Go Coding with Asparagos: Lemon Squeezy, Dynamic Easy

#go #programming #humor #algorithms

When life gives you lemons, make a quiz team!

Hi! I'm Asparagos - an asparagus who codes in Go. Here you’ll find everyday problems that a typical veggie might struggle with — and my Go solutions to them. Today we are solving the problem of Lemon Squeezy 🍋.

Problem

Summer is over, lemonade is out of fashion, but the lemons refuse to waste time. They've formed a team called "Lemon Squeezy" and are aiming to win the annual pub quiz.

Now they must decide who joins the team. Each lemon has two attributes: IQ and age. They want a team with the maximum total IQ. But lemons have fragile citrus egos: no lemon will play in a team with a younger lemon who has a higher IQ.

Can they quickly figure out who should be in the team? And what will the total IQ of "Lemon Squeezy" be?

Input 🍊

iqs []int - IQ of each lemon.
ages []int - age of each lemon.

Output 🍐

An integer — the maximum total IQ of a team with no conflicts. A conflict exists if a younger lemon has a higher IQ than the older lemon. Lemons of the same age never conflict, regardless of IQ.

Examples 🍈:

Example 1

Input: iqs = [1, 2, 3], ages = [10, 15, 20]

Output: 6

All lemons can be in the same team.
Example 2

Input: iqs = [4, 9, 20], ages = [20, 10, 15]

Output: 29

The team consists of the second and third lemons. The first lemon can’t be included because its IQ = 4 is lower than the IQ of the second lemon, who is younger.
Example 2

Input: iqs = [17, 24, 50], ages = [46, 37, 5]

Output: 50

The team consists of a single lemon — the last one. Any other combination would include a younger lemon with a higher IQ than an older lemon, causing a conflict.

Solution 💡

First, we sort all lemons by age. If two lemons have the same age, we sort them by IQ. We also create a slice teamIQs, where teamIQs[i] is the maximum total IQ of the team that contains the lemon at index i.
We iterate through the sorted lemons. For each lemon, we first set teamIQs[i] to the current lemon's IQ: at least the team consisting of just the i-th lemon is valid.
For each lemon, we iterate through all previous lemons and try to find a previous team to which the current lemon can be added without conflicts.

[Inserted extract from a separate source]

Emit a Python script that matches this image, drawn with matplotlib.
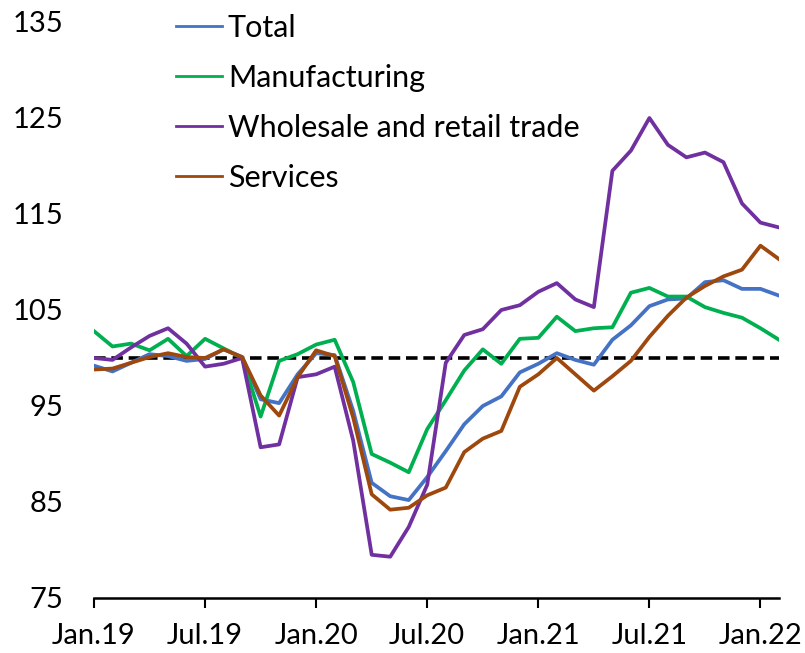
import matplotlib
matplotlib.use("Agg")
import matplotlib.pyplot as plt

months = list(range(38))  # Jan.19 .. Feb.22
tick_pos = [0, 6, 12, 18, 24, 30, 36]
tick_labels = ['Jan.19', 'Jul.19', 'Jan.20', 'Jul.20', 'Jan.21', 'Jul.21', 'Jan.22']

total = [99.2, 98.6, 99.5, 100.4, 100.2, 99.7, 99.9, 100.9, 100.1, 95.7, 95.3, 98.3,
         100.5, 100.3, 94.5, 87.0, 85.6, 85.2, 87.6, 90.3, 93.1, 95.0, 96.0, 98.5,
         99.4, 100.5, 99.8, 99.3, 101.9, 103.4, 105.4, 106.1, 106.2, 107.9, 108.1, 107.2,
         107.2, 106.5]
manufacturing = [102.8, 101.2, 101.5, 100.8, 102.0, 100.2, 102.0, 101.0, 100.0, 93.9, 99.7, 100.4,
                 101.4, 101.9, 97.5, 90.0, 89.1, 88.1, 92.6, 95.6, 98.7, 100.9, 99.4, 102.0,
                 102.1, 104.3, 102.8, 103.1, 103.2, 106.8, 107.3, 106.4, 106.4, 105.3, 104.7, 104.2,
                 103.1, 101.9]
wholesale = [100.0, 99.8, 101.1, 102.3, 103.1, 101.5, 99.1, 99.4, 100.0, 90.7, 91.0, 98.0,
             98.3, 99.1, 91.4, 79.5, 79.3, 82.4, 86.8, 99.5, 102.4, 103.0, 105.0, 105.5,
             106.9, 107.8, 106.1, 105.3, 119.5, 121.6, 125.0, 122.2, 120.9, 121.4, 120.4, 116.1,
             114.1, 113.6]
services = [98.8, 98.9, 99.5, 100.1, 100.5, 100.1, 100.0, 100.9, 100.1, 96.1, 94.0, 98.0,
            100.8, 100.2, 93.8, 85.8, 84.2, 84.4, 85.7, 86.5, 90.2, 91.6, 92.4, 97.0,
            98.3, 100.0, 98.3, 96.6, 98.1, 99.7, 102.2, 104.4, 106.3, 107.5, 108.5, 109.2,
            111.7, 110.3]
baseline = [100] * len(months)

plt.rcParams['font.family'] = ['Lato', 'DejaVu Sans']

fig = plt.figure(figsize=(8.05, 6.53), dpi=100)
ax = fig.add_axes([94/805, 1 - 598/653, (779 - 94)/805, (598 - 22)/653])

ax.plot(months, baseline, color='black', lw=2.6, ls=(0, (3.2, 1.6)))
ax.plot(months, total, color='#4472C4', lw=2.7, label='Total')
ax.plot(months, manufacturing, color='#00B050', lw=2.7, label='Manufacturing')
ax.plot(months, wholesale, color='#7030A0', lw=2.7, label='Wholesale and retail trade')
ax.plot(months, services, color='#9E480E', lw=2.7, label='Services')

ax.set_xlim(0, 37)
ax.set_ylim(75, 135)
ax.set_yticks([75, 85, 95, 105, 115, 125, 135])
ax.set_xticks(tick_pos)
ax.set_xticklabels(tick_labels)

for s in ['top', 'right', 'left']:
    ax.spines[s].set_visible(False)
ax.spines['bottom'].set_linewidth(1.8)
ax.tick_params(axis='x', direction='out', length=7, width=1.5, labelsize=21, pad=11)
ax.tick_params(axis='y', length=0, labelsize=21, pad=22)

leg = ax.legend(loc='upper left', bbox_to_anchor=(176/805, 1 - 14/653),
                bbox_transform=fig.transFigure, frameon=False, fontsize=22,
                handlelength=1.5, handletextpad=0.2, labelspacing=0.72, borderpad=0,
                borderaxespad=0)
for line in leg.get_lines():
    line.set_linewidth(2)

plt.savefig('out.png', dpi=100)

In the team at index prevInd, the lemon with the maximum IQ is the lemon at prevInd (otherwise that lemon could not have been added, because it would be older with a smaller IQ, given our sorting).

Therefore, if the current lemon's IQ is greater than or equal to the prevInd lemon's IQ, we can add the current lemon to teamIQs[prevInd] without conflicts. Among all such possible teams, we take the one with the maximum total IQ.
As we go, we update maxTeamIQ — the maximum total IQ over all conflict-free teams.

type Lemon struct {
    iq  int
    age int
}

func findBestTeamIQ(iqs []int, ages []int) int {
    lemons := make([]Lemon, len(iqs))
    for i, iq := range iqs {
        lemons[i] = Lemon{iq: iq, age: ages[i]}
    }
    slices.SortFunc(lemons, func(a, b Lemon) int {
        if a.age == b.age {
            return cmp.Compare(a.iq, b.iq)
        }
        return cmp.Compare(a.age, b.age)
    })

    teamIQs := make([]int, len(lemons))
    maxTeamIQ := 0
    for i, lemon := range lemons {
        teamIQs[i] = lemon.iq
        for prevInd := 0; prevInd < i; prevInd++ {
            if lemons[prevInd].iq > lemon.iq {
                continue
            }
            newIQ := teamIQs[prevInd] + lemon.iq
            if newIQ > teamIQs[i] {
                teamIQs[i] = newIQ
            }
        }
        if teamIQs[i] > maxTeamIQ {
            maxTeamIQ = teamIQs[i]
        }
    }
    return maxTeamIQ
}